Similar to the broken window theory, I think all it takes is a few bad houses on a street to keep traditional middle class renters (let alone families) away. I doubt sophomores moving back on campus will change the character of the neighborhood much. Even the students that live in campus dorms 'play' in the off campus areas of the UD.
The cost of dorm living is still very expensive as are the new apartments going up. Even with raises in rent the old housing stock in the south campus areas will remain the affordable alternative. That they are still targeting students on Indianola near 7th makes it seem that the campus landlords aren't really worried.
I am saying this as someone who loves the proximity of the area to so many things. I would love it if moving the sophomores created some major changes, but I doubt it will.
leftovers said:
That they are still targeting students on Indianola near 7th makes it seem that the campus landlords aren't really worried.

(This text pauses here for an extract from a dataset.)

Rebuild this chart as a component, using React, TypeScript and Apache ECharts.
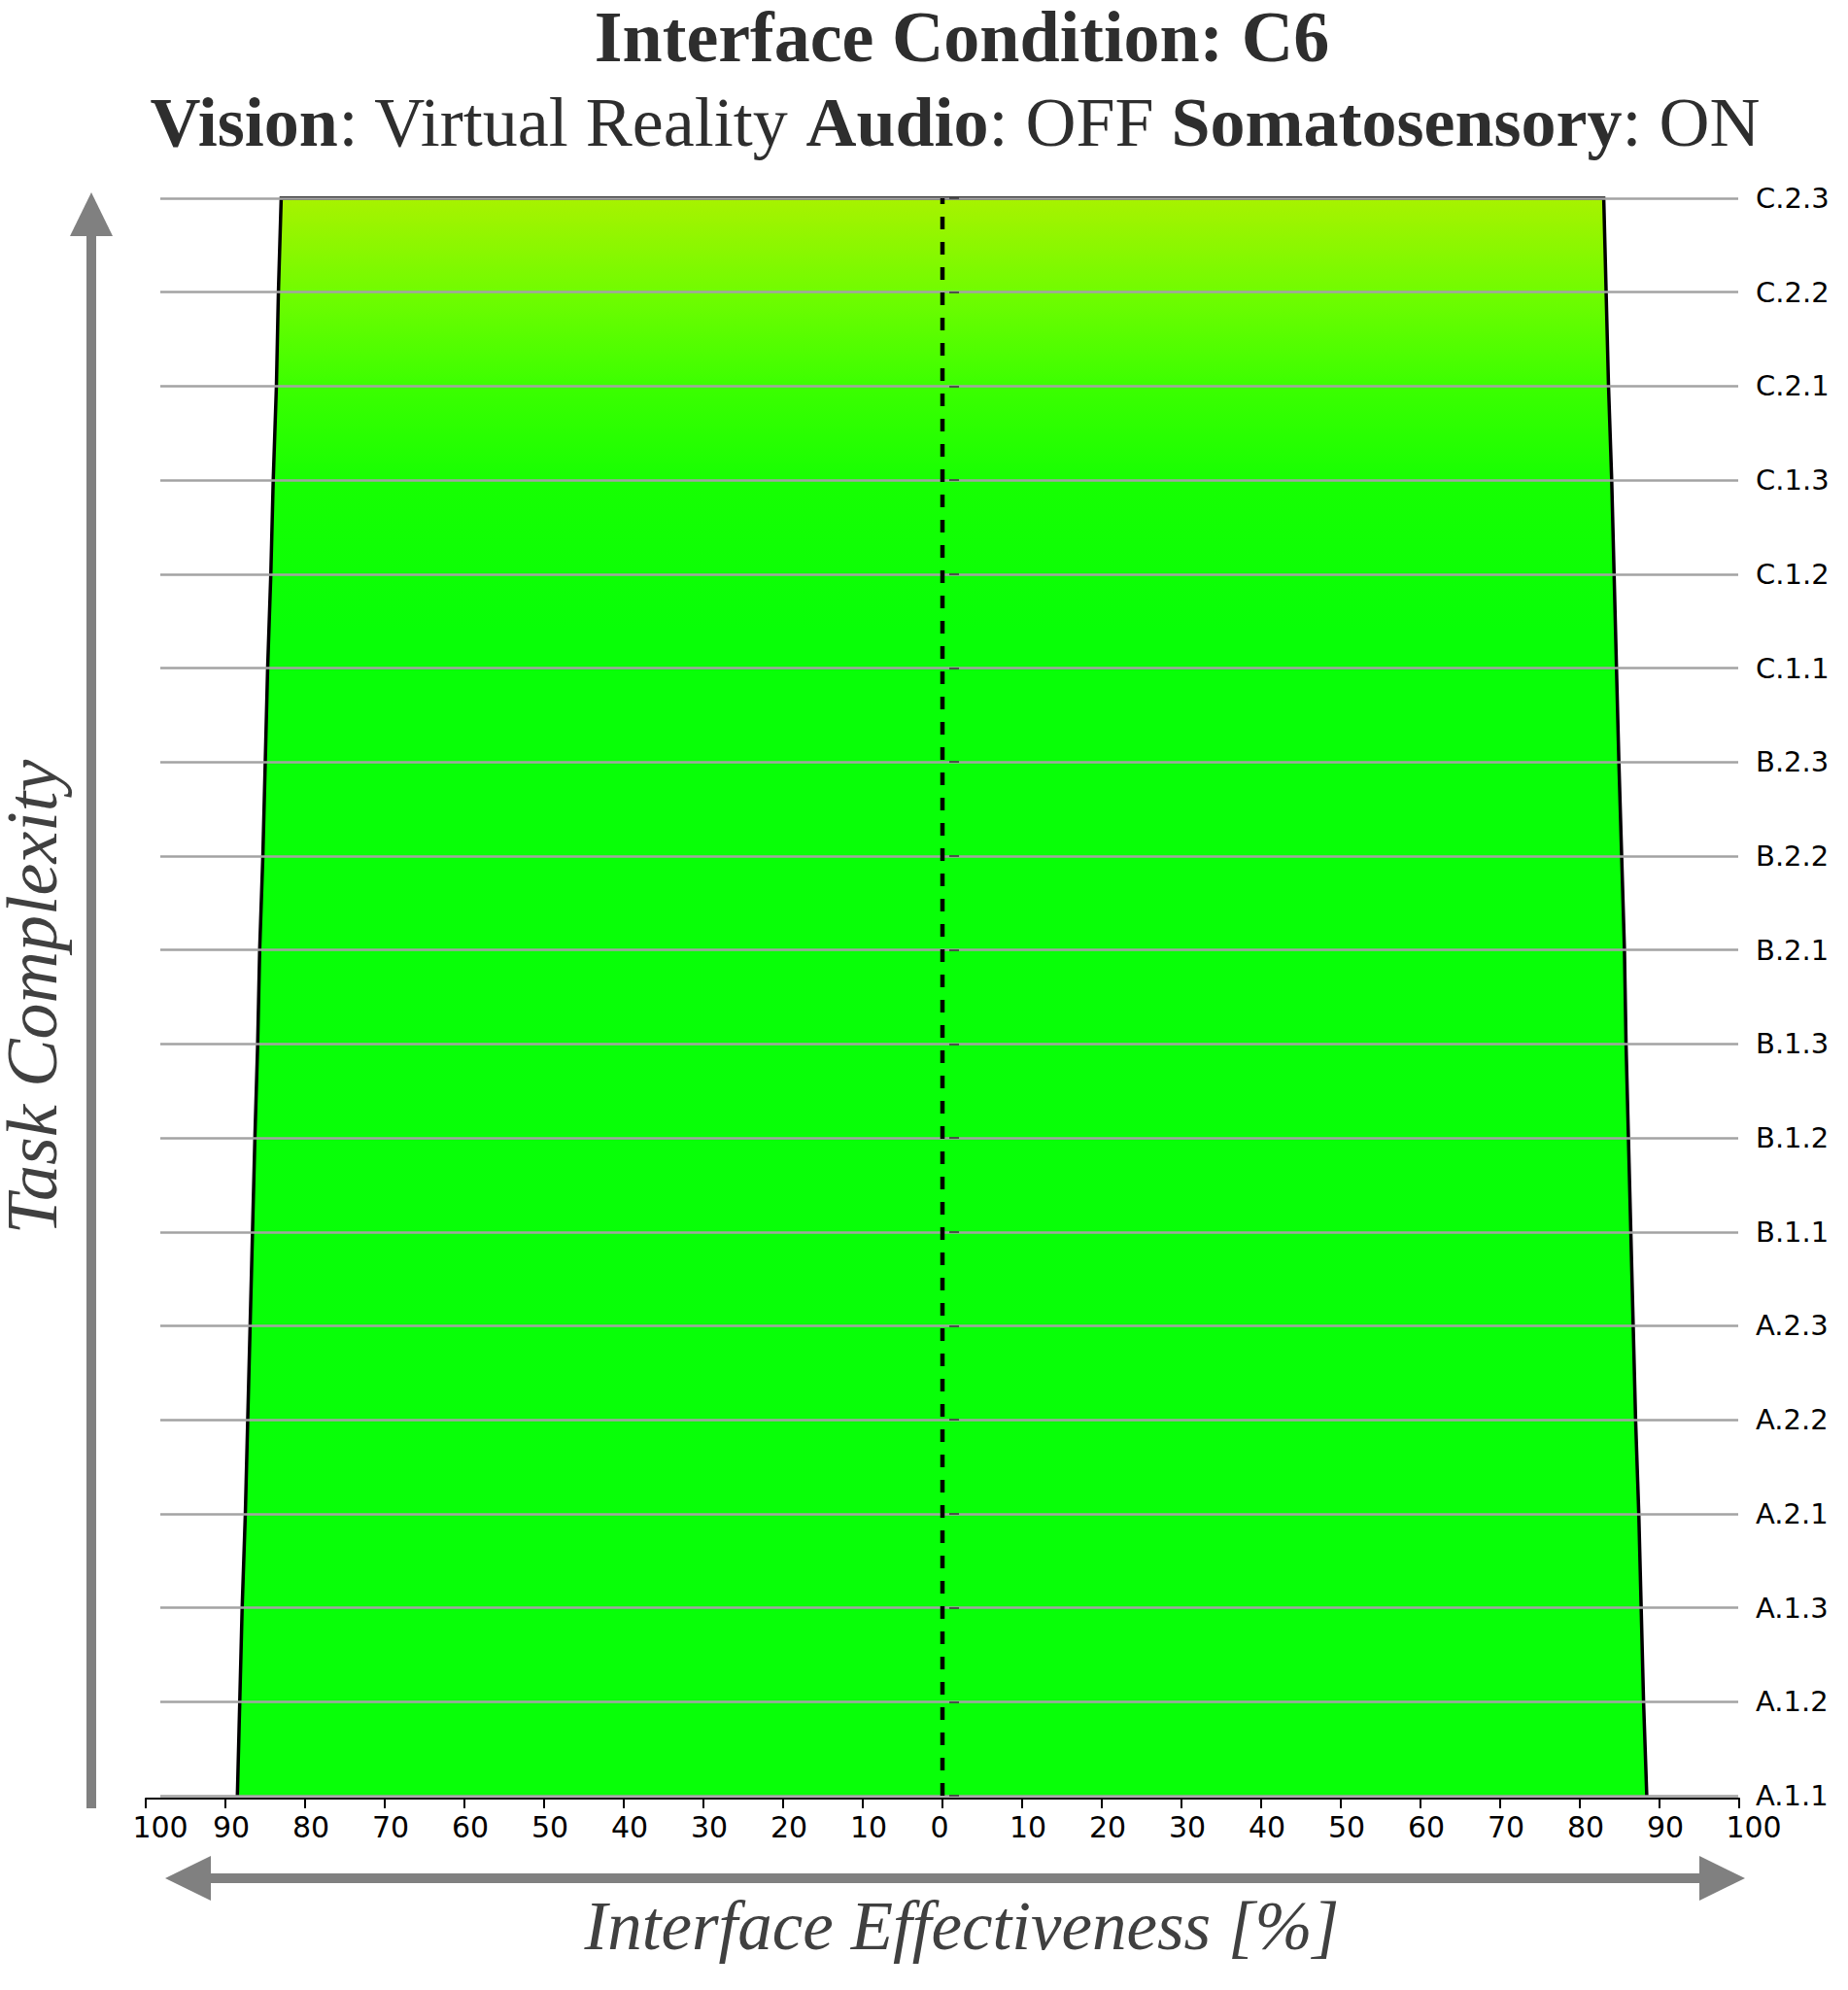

I think there's a fine line between worry and wishful thinking there. The guy that owns those predicts a bloodbath in the campus rental market if the sophomore rule happens. The question is what do you with a house that's been converted to 10 bedrooms without a yard?
@Rory
That is a good point and one that begins with the damage already done. I am not sure how costly it would be to reconfigure those houses. My guess is that they would look to bringing in students from other campuses (CCAD, CSCC, etc) and others of that age range who would be enamored by the student infrastructure in the area (everything from tattoo parlors to hookah joints). To someone in there early 20's campus is a cool place to live. :u
rory said:
I think there's a fine line between worry and wishful thinking there. The guy that owns those predicts a bloodbath in the campus rental market if the sophomore rule happens. The question is what do you with a house that's been converted to 10 bedrooms without a yard?
Remember that much of Vic Village and Dennison place was full of student tenements (that high density so many seem to love) and that many of the old house were carved up into multiple units. Part of the revitalization of the neighborhood was down zoning to single family houses. I expect that something similar could happen on campus, but it will take a lot of effort from the University commission, code enforcement, and OSU. Hope springs eternal.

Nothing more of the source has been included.